Menuju konten utama

Kebrutalan Kartel Narkoba Ekuador di Dalam Penjara

Di Ekuador, tahanan mengalami penyiksaan bahkan pembunuhan. Biang keroknya bukan sipir, melainkan sesama tahanan yang terlibat rivalitas antar geng.

Kebrutalan Kartel Narkoba Ekuador di Dalam Penjara
Kerabat narapidana menunggu berita di luar penjara Litoral setelah kerusuhan, di Guayaquil, Ekuador, Selasa, 28 September 2021. (AP Photo/Angel DeJesus)

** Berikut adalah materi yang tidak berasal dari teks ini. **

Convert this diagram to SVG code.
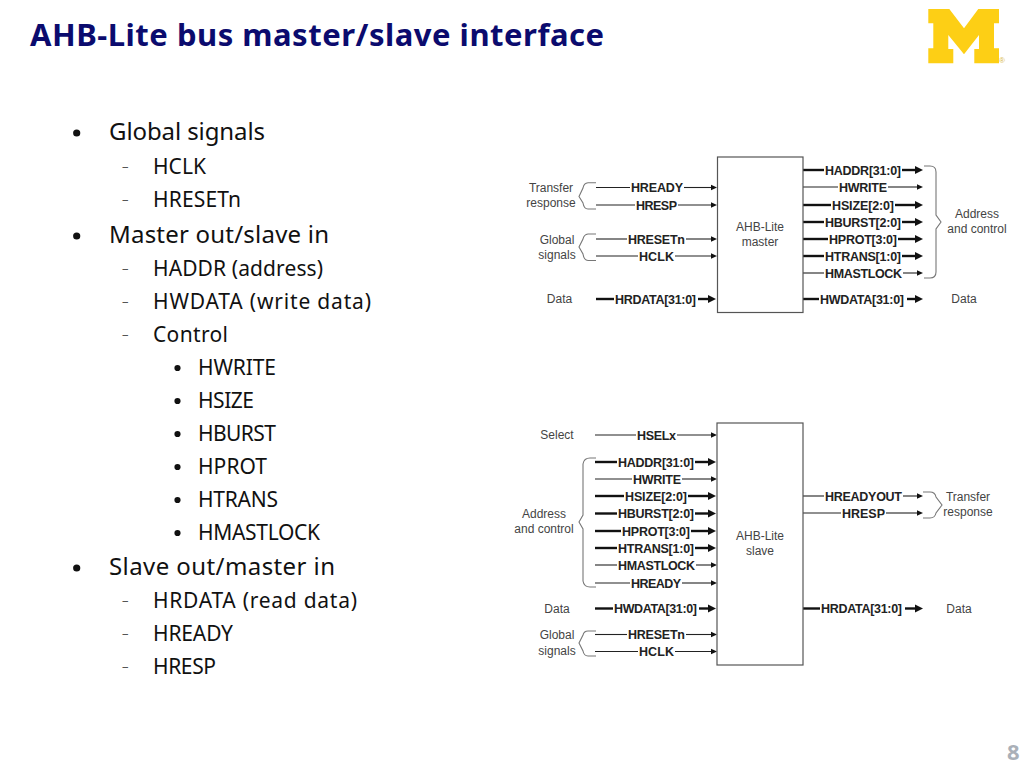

tirto.id - Puluhan bahkan mungkin ratusan orang berkerumun di depan kompleks penjara Guayas atau Lembaga Pemasyarakatan Litoral di Guayaquil, Ekuador, akhir September lalu. Mereka memikirkan nasib keluarga yang sedang ditahan. Sebagian percaya mereka masih hidup, sebagian lain hanya menunggu untuk setidaknya bisa melihat jasad.

Di dalam sana sedang terjadi peristiwa mengerikan: perang antargeng.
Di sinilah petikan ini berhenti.